February 7, 2011
State reps get earful on school woes
School officials offer ideas, seek help in dealing with proposed cuts
Joe McIntyre/staff photographer
State Sen. Jim Seward (R-Milford) takes questions from area education administrators on Saturday during the annual Central New York School Board Association Legislative Breakfast at Dryden Middle School.
DRYDEN — Local school leaders asked for help Saturday from state legislators and received understanding but few answers in the wake of Gov. Andrew Cuomo’s state budget proposal.
Board of education members and superintendents of schools from Cortland, Tompkins, Madison, Cayuga, Onondaga and Tioga counties gathered at Dryden Middle School for a breakfast sponsored by the Central New York School Boards Association.
They asked questions of Assemblywoman Barbara Lifton (D-Ithaca) and state Sens. James Seward (R-Milford) and Tom O’Mara (R-Big Flats).
Their questions focused on how they are going to pay for students’ education and employee salaries when Cuomo plans an aid cut averaging 7 percent, a 2 percent cap on property tax increases, little relief in unfunded state mandates and the end of some incentives for using BOCES shared services, which save money.
Employee retirement and health benefits will grow into a larger percentage of every district’s budget.
School leaders were anxious to tell legislators why they need help and to gather support for a plan created by the Statewide School Finance Consortium, an upstate group aimed at reforming the state budget process, to freeze teacher salaries and cap health insurance and pensions.
Lifton said she would need to study it more. Seward said he supports it. Both said they understand it will be difficult to impose such measures when teachers and other employees have contracts that promise raises and benefit increases.

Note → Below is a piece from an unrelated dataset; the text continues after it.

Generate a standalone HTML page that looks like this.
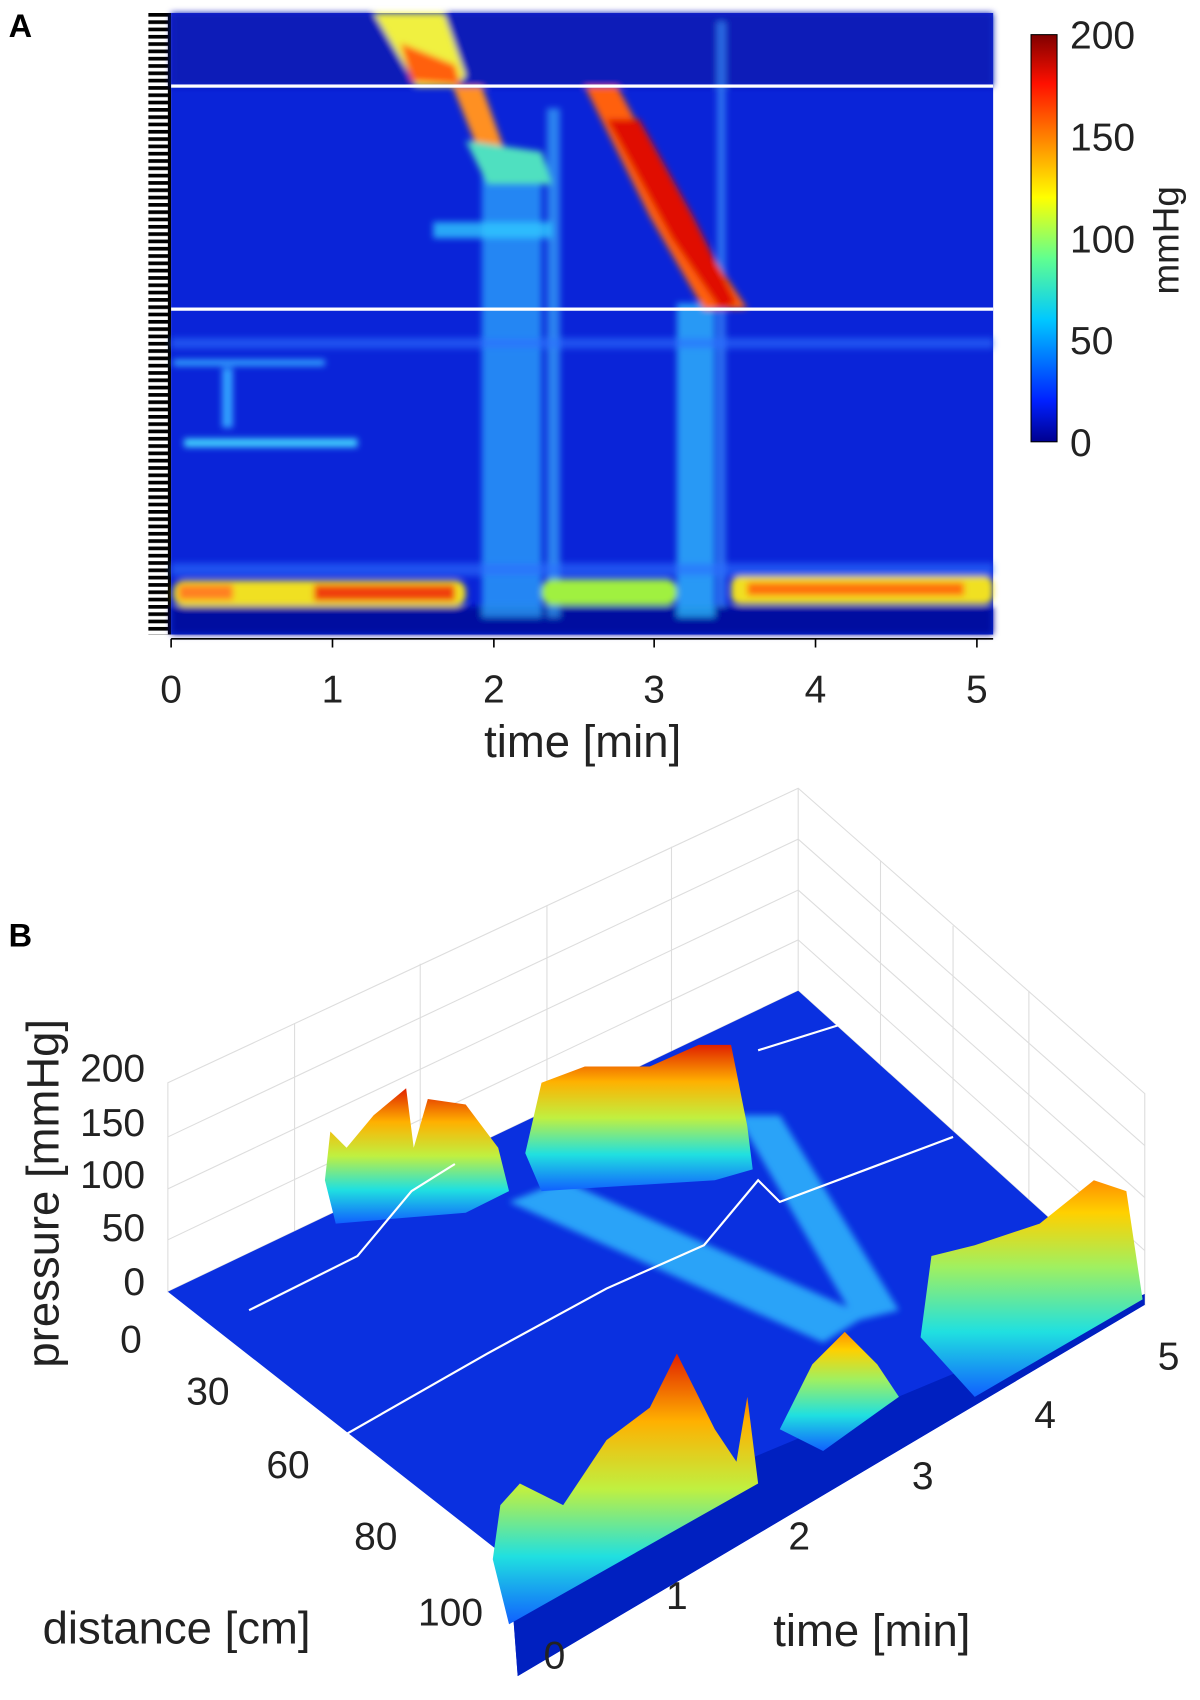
<!DOCTYPE html>
<html><head><meta charset="utf-8"><style>html,body{margin:0;padding:0;background:#fff}svg{display:block}</style></head>
<body>
<svg width="1200" height="1700" viewBox="0 0 1108 1570" preserveAspectRatio="none" font-family="Liberation Sans, sans-serif">
<defs>
<linearGradient id="cb" x1="0" y1="1" x2="0" y2="0">
<stop offset="0" stop-color="#00008f"/><stop offset="0.1" stop-color="#0020ff"/><stop offset="0.3" stop-color="#00c8ff"/><stop offset="0.45" stop-color="#60ff90"/><stop offset="0.6" stop-color="#ffff00"/><stop offset="0.75" stop-color="#ff8000"/><stop offset="0.88" stop-color="#ff1000"/><stop offset="1" stop-color="#800000"/>
</linearGradient>
<linearGradient id="pk" x1="0" y1="1" x2="0" y2="0">
<stop offset="0" stop-color="#1060ff"/><stop offset="0.25" stop-color="#20e0e0"/><stop offset="0.5" stop-color="#c0f040"/><stop offset="0.75" stop-color="#ffb000"/><stop offset="1" stop-color="#e02000"/>
</linearGradient>
<linearGradient id="pk2" x1="0" y1="1" x2="0" y2="0">
<stop offset="0" stop-color="#1060ff"/><stop offset="0.3" stop-color="#20e0e0"/><stop offset="0.6" stop-color="#a0f060"/><stop offset="0.85" stop-color="#ffd000"/><stop offset="1" stop-color="#ff9000"/>
</linearGradient>
<pattern id="tk" width="21" height="6.75" patternUnits="userSpaceOnUse" y="12">
<rect width="21" height="3.4" fill="#000"/>
</pattern>
<filter id="bl"><feGaussianBlur stdDeviation="3"/></filter>
</defs>

<!-- Panel A -->
<text x="8" y="34" font-size="30" font-weight="bold">A</text>
<rect x="137" y="12" width="20" height="574" fill="url(#tk)"/>
<rect x="155" y="12" width="3" height="574" fill="#000"/>
<rect x="158" y="12" width="759" height="574" fill="#0a24d8"/>
<g filter="url(#bl)">
<rect x="158" y="12" width="759" height="68" fill="#0a1ab8"/>
<rect x="158" y="560" width="759" height="26" fill="#0010a0"/>
<rect x="445" y="150" width="55" height="420" fill="#30b0ff" opacity="0.7"/>
<rect x="625" y="280" width="35" height="290" fill="#30c0ff" opacity="0.75"/>
<rect x="505" y="100" width="12" height="470" fill="#40c0ff" opacity="0.6"/>
<rect x="662" y="20" width="8" height="540" fill="#40a0ff" opacity="0.6"/>
<rect x="158" y="312" width="759" height="10" fill="#2c70ff" opacity="0.6"/>
<rect x="158" y="520" width="759" height="12" fill="#2c70ff" opacity="0.6"/>
<rect x="170" y="405" width="160" height="8" fill="#40d0ff"/>
<rect x="160" y="332" width="140" height="6" fill="#30a0ff"/>
<rect x="205" y="340" width="10" height="55" fill="#30a0ff"/>
<rect x="400" y="205" width="110" height="15" fill="#30c8ff" opacity="0.8"/>
<rect x="160" y="536" width="270" height="24" rx="10" fill="#f0e020"/>
<rect x="165" y="540" width="50" height="14" fill="#ff8020"/>
<rect x="290" y="540" width="130" height="15" fill="#f04010"/>
<rect x="500" y="535" width="125" height="24" rx="10" fill="#a0f040"/>
<rect x="675" y="532" width="242" height="26" rx="8" fill="#f0e020"/>
<rect x="690" y="538" width="200" height="12" fill="#ff7010"/>
<polygon points="345,12 410,12 430,70 420,80 385,80" fill="#f0f040"/>
<polygon points="370,40 420,60 425,78 380,75" fill="#ff6010"/>
<polygon points="418,80 445,80 470,150 450,160" fill="#ff9020"/>
<polygon points="430,130 500,140 510,170 450,170" fill="#50e0c0"/>
<polygon points="540,80 570,80 640,210 690,285 650,286 600,200" fill="#ff6010"/>
<polygon points="560,110 590,110 640,200 680,280 665,286 620,220" fill="#e01000"/>
</g>
<rect x="158" y="78" width="759" height="3" fill="#fff"/>
<rect x="158" y="284" width="759" height="3" fill="#fff"/>
<line x1="158" y1="590" x2="917" y2="590" stroke="#000" stroke-width="1.5"/>
<g stroke="#000" stroke-width="1.5">
<line x1="158" y1="590" x2="158" y2="598"/><line x1="307" y1="590" x2="307" y2="598"/><line x1="456" y1="590" x2="456" y2="598"/><line x1="604" y1="590" x2="604" y2="598"/><line x1="753" y1="590" x2="753" y2="598"/><line x1="902" y1="590" x2="902" y2="598"/>
</g>
<g font-size="36" text-anchor="middle" fill="#222">
<text x="158" y="649">0</text><text x="307" y="649">1</text><text x="456" y="649">2</text><text x="604" y="649">3</text><text x="753" y="649">4</text><text x="902" y="649">5</text>
<text x="538" y="699" font-size="42">time [min]</text>
</g>
<rect x="952" y="32" width="24" height="376" fill="url(#cb)" stroke="#000"/>
<g font-size="36" fill="#222">
<text x="988" y="45">200</text><text x="988" y="139">150</text><text x="988" y="233">100</text><text x="988" y="327">50</text><text x="988" y="421">0</text>
</g>
<text transform="translate(1088,222) rotate(-90)" font-size="34" text-anchor="middle" fill="#222">mmHg</text>

<!-- Panel B -->
<text x="8" y="874" font-size="30" font-weight="bold">B</text>
<g stroke="#ddd" stroke-width="1" fill="none">
<polygon points="155,1000 737,728 1057,1010 1057,1205 737,915 155,1193"/>
<line x1="737" y1="728" x2="737" y2="915"/>
<line x1="155" y1="1050" x2="737" y2="775"/><line x1="155" y1="1098" x2="737" y2="822"/><line x1="155" y1="1145" x2="737" y2="868"/>
<line x1="737" y1="775" x2="1057" y2="1058"/><line x1="737" y1="822" x2="1057" y2="1106"/><line x1="737" y1="868" x2="1057" y2="1155"/>
<line x1="272" y1="945" x2="272" y2="1138"/><line x1="388" y1="890" x2="388" y2="1083"/><line x1="505" y1="836" x2="505" y2="1028"/><line x1="620" y1="782" x2="620" y2="975"/>
<line x1="813" y1="795" x2="813" y2="985"/><line x1="880" y1="855" x2="880" y2="1045"/><line x1="950" y1="915" x2="950" y2="1108"/>
</g>
<polygon points="155,1193 737,915 1057,1205 478,1548 470,1440" fill="#0a30e0"/>
<polygon points="470,1440 478,1548 1057,1205 1057,1195" fill="#0020c0"/>
<g filter="url(#bl)" opacity="0.8">
<polygon points="470,1110 520,1090 800,1215 760,1240" fill="#30c0ff"/>
<polygon points="680,1030 720,1030 830,1210 790,1220" fill="#30c0ff"/>
</g>
<polygon points="300,1090 305,1045 320,1060 345,1030 375,1005 382,1060 395,1015 430,1020 460,1060 470,1100 430,1120 310,1130" fill="url(#pk)"/>
<polygon points="485,1065 500,1000 540,985 600,985 645,965 675,965 690,1040 695,1080 660,1090 500,1100" fill="url(#pk)"/>
<polygon points="455,1440 462,1390 480,1370 520,1390 560,1330 600,1300 625,1250 660,1320 680,1350 690,1290 700,1370 470,1500" fill="url(#pk)"/>
<polygon points="720,1320 750,1260 780,1230 810,1260 830,1290 760,1340" fill="url(#pk2)"/>
<polygon points="850,1235 860,1160 900,1150 960,1130 1010,1090 1040,1100 1055,1200 900,1290" fill="url(#pk2)"/>
<polyline points="230,1210 330,1160 380,1100 420,1075" fill="none" stroke="#fff" stroke-width="2"/>
<polyline points="310,1330 450,1250 560,1190 650,1150 700,1090 720,1110 800,1080 880,1050" fill="none" stroke="#fff" stroke-width="2"/>
<polyline points="700,970 780,945" fill="none" stroke="#fff" stroke-width="2"/>
<g font-size="36" fill="#222" text-anchor="end">
<text x="134" y="999">200</text><text x="134" y="1049">150</text><text x="134" y="1097">100</text><text x="134" y="1146">50</text><text x="134" y="1196">0</text>
<text x="131" y="1249">0</text><text x="212" y="1297">30</text><text x="286" y="1365">60</text><text x="367" y="1431">80</text><text x="446" y="1501">100</text>
</g>
<g font-size="36" fill="#222" text-anchor="middle">
<text x="512" y="1541">0</text><text x="625" y="1486">1</text><text x="738" y="1431">2</text><text x="852" y="1375">3</text><text x="965" y="1319">4</text><text x="1079" y="1265">5</text>
<text x="805" y="1520" font-size="42">time [min]</text>
<text x="163" y="1518" font-size="42">distance [cm]</text>
</g>
<text transform="translate(54,1102) rotate(-90)" font-size="42" text-anchor="middle" fill="#222">pressure [mmHg]</text>
</svg>
</body></html>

“We need a discussion about truly shared sacrifices,” Lifton said. “It’s not a good thing in our economy to have middle-class people take a wage freeze. That’s not how our economy will recover.”
Lifton advocated continuing an income tax increase on the top 2 percent wealthiest of New York’s residents that was enacted in 2009. The tax, which raised their income tax rate between 1 and 2 percent, is set to expire at the end of the state’s fiscal year in 2012.
“I’m really concerned about hitting teachers and staff (financially) — they are not the cause of the mess we’re in,” said Lifton, a former teacher.
Seward said salaries could be frozen and contracts could be broken, which he said union leaders would not support but rank-and-file members might.
Lifton opposes a tax cap while Seward already voted for the one passed by the Senate last week. Lifton said a tax cap damaged the California school system after it was passed in the 1980s.
Both agreed with Consortium Executive Director Rick Timbs, the opening speaker, that the property tax inequities between poor upstate districts and wealthy downstate districts need to be fixed.
Later, O’Mara said the tax cap will not be feasible if districts and local governments do not get help from the state government. He said a “one size fits all” approach to property taxes will not continue to work for the state.
McGraw Superintendent of Schools Mary Curcio presented the legislators with an Empire Center for New York State Policy study showing why school employee pensions have grown so much — projected to quadruple in the next five years.
The study says public pension costs have grown because, while the employee retirement systems meet government actuarial standards, they have funding shortfalls when their liabilities are measured by private-sector accounting rules.
Curcio said that even with a wage freeze, McGraw’s budget covering employee benefits will grow next year by $400,000.
Ellen O’Donnell, Tompkins-Seneca-Tioga BOCES executive director, asked Lifton and her fellow Assembly members to fight Cuomo’s education cuts and to help local districts gain more control.
Cortland board member Mary Lou Bordwell said she makes enough to live on, as a retired teacher, but not as much as friends from larger districts. She said she would not mind paying more for her health benefits but wants equitable cuts.
Auburn board member Dave Lansford said he wants legislators to create a strategic plan for handling the financial problems of the next few years.
Forrest Earl, the association’s vice president and a former Homer board president, said insurance costs, not taxes, are hurting his business.
Assemblyman Gary Finch (R-Springport) was absent due to health reasons but sent a staff member.
Timbs, in his opening remarks, called the property tax differences between upstate and downstate districts “immoral and unethical.”
“What is this, the beating will continue until your morale improves?” said the former BOCES district superintendent. “We’ve given all we can, here in upstate.”